'O homem vulgar, por muito dura que lhe seja a vida, tem pelo menos a felicidade de não a pensar.'


Bernardo Soares in Livro do Desassossego






31/08/2010

Morreu.


Tão somente. Sem avisar, sem dizer que já não vinha, sem forças para encostar a mão à minha.
Naquela cama que A prendia, com aqueles tubos que não entendia, a soro porque já não comia.
Depois da azáfama, não é fácil acabar nos quatro muros duma cama, que nem sequer era A sua, mas que foi o Seu mundo por um mês.



E eu ali, tão afastadamente perto.
E eu ali, a pensar comprar um cinto novo, hoje esteve imenso calor, vou jantar não sei onde.
E Ela ali, com a existência a dissipar-se a cada fôlego, a respiração pesada e rápida, os tubos e a máscara, o calor e o sufoco.
E Ela ali, a testa sem rugas, as mãos macias, os ombros brancos, os lábios trémulos, os olhos descrentes na continuidade, cansados de abrir. Mas de cada vez que os abria, quando eu A chamava, via aqueles olhos lindos, repletos.

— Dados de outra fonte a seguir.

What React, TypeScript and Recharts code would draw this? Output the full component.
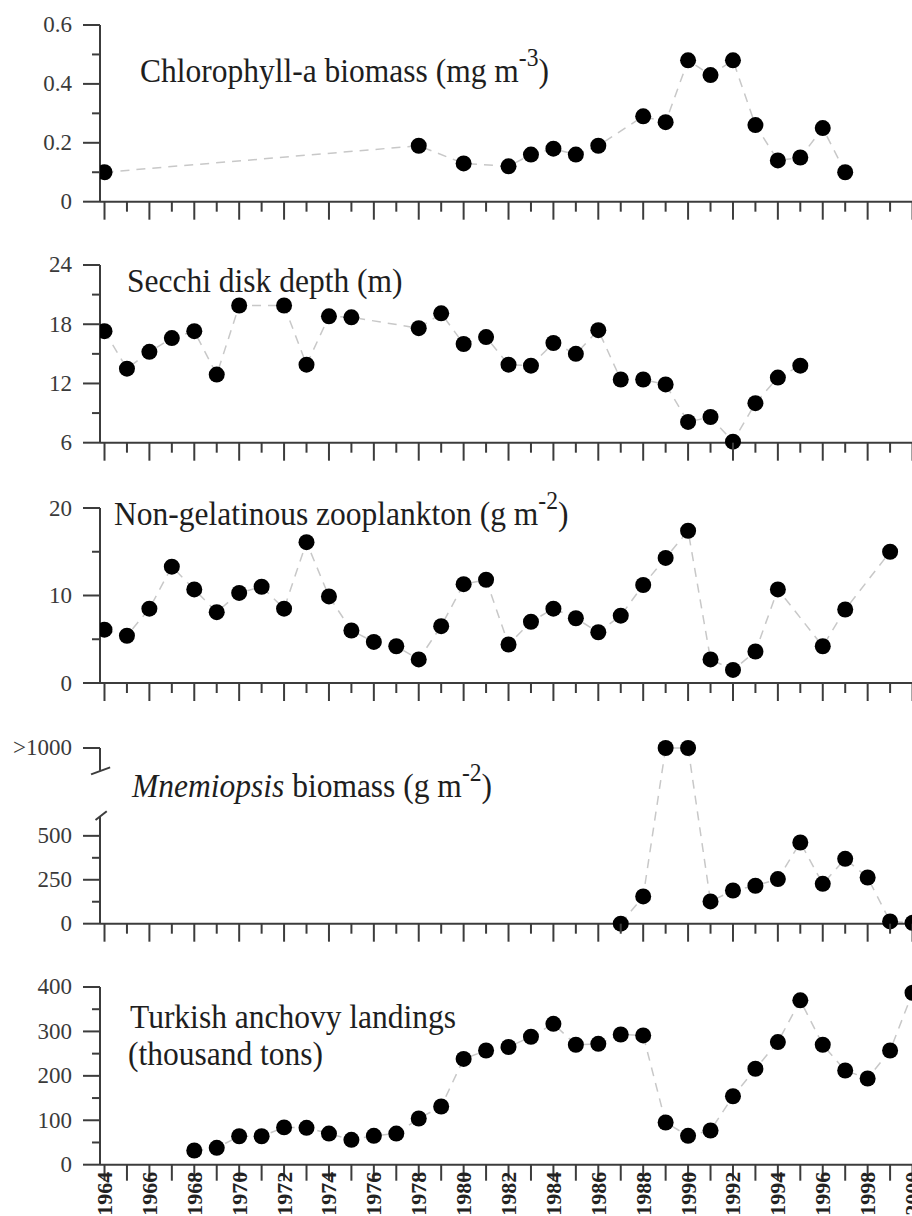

– Vinte anos antes, o quarto dos brinquedos, eu e o meu primo e os piratas e o barco e os cowboys e o forte da playmobil. E Ela a aparecer à porta, com bolo e com sorriso e com amor e com tanto que eu não consegui retribuir. Se a juventude soubesse, se a velhice pudesse. Não sabíamos todos, então, que a morte se esconde nos relógios –



E nós aqui,
a questionar a dignidade dos últimos tempos, a derradeira solidão, a constrição de ver o marido no hospital, o medo de estar sozinha, a queda, a coragem de se arrastar até ao telefone, a vontade de viver,
e eu ali, de pé na ambulância, a pompa face aos paramédicos, a merda do nome completo, o tom enfatuado, a arrogância que não soube esconder mas só porque não queria que A tratassem como outra qualquer.
E ela ali, rendida à maca, fendida pela dor, a memória é traiçoeira e hoje creio que havia um brilho à Sua volta, era Madona Esterhazy de Raphael, os olhos devotos em mim, e eu ali.



Passaram tantos anos – quantos anos foram? – que já não o sei fazer. E aqui, escondido, humilde e desarmado, só sinto a cara esticada, um arrepio dorido na garganta e na mandíbula e as memórias que me salgam os lábios. Não há desespero ou angústia. Só o vazio de nunca mais poder chamar-Lhe Avó.



A morte fala-nos com uma voz profunda para não nos dizer coisa alguma.



Imagino que pouca gente entenderá o que Ela fez por mim.
O que Ela fez.



E eu aqui, entre os que ficaram, só queria partir, sentir-Lhe o colo e ver o esquadrão classe a, telefonar-Lhe e fingir que sou outra pessoa, ouvi-La pedir que não saia hoje porque está frio. Agarrar-Lhe as mãos velhinhas e explicar-Lhe que a gratidão não prescreve, porque o amor olha a morte com ares de soberba, tomando-a por indigna de si.



Não há frases presunçosas ou conclusões silogísticas. Só o que sinto, adoro, admiro, quanto faz parte de mim e quanto conservarei para sempre. Não sei se Lho disse vezes suficientes; queria tê-lo repetido até ao expoente da demência.



2 comentários:

Anónimo disse...

É bom ver-te a saberes valorizar aquilo que realmente é importante... ;)

M

Zé Tó disse...

Se é que há vida depois da morte, a tua avó ficará orgulhosa por estas palavras.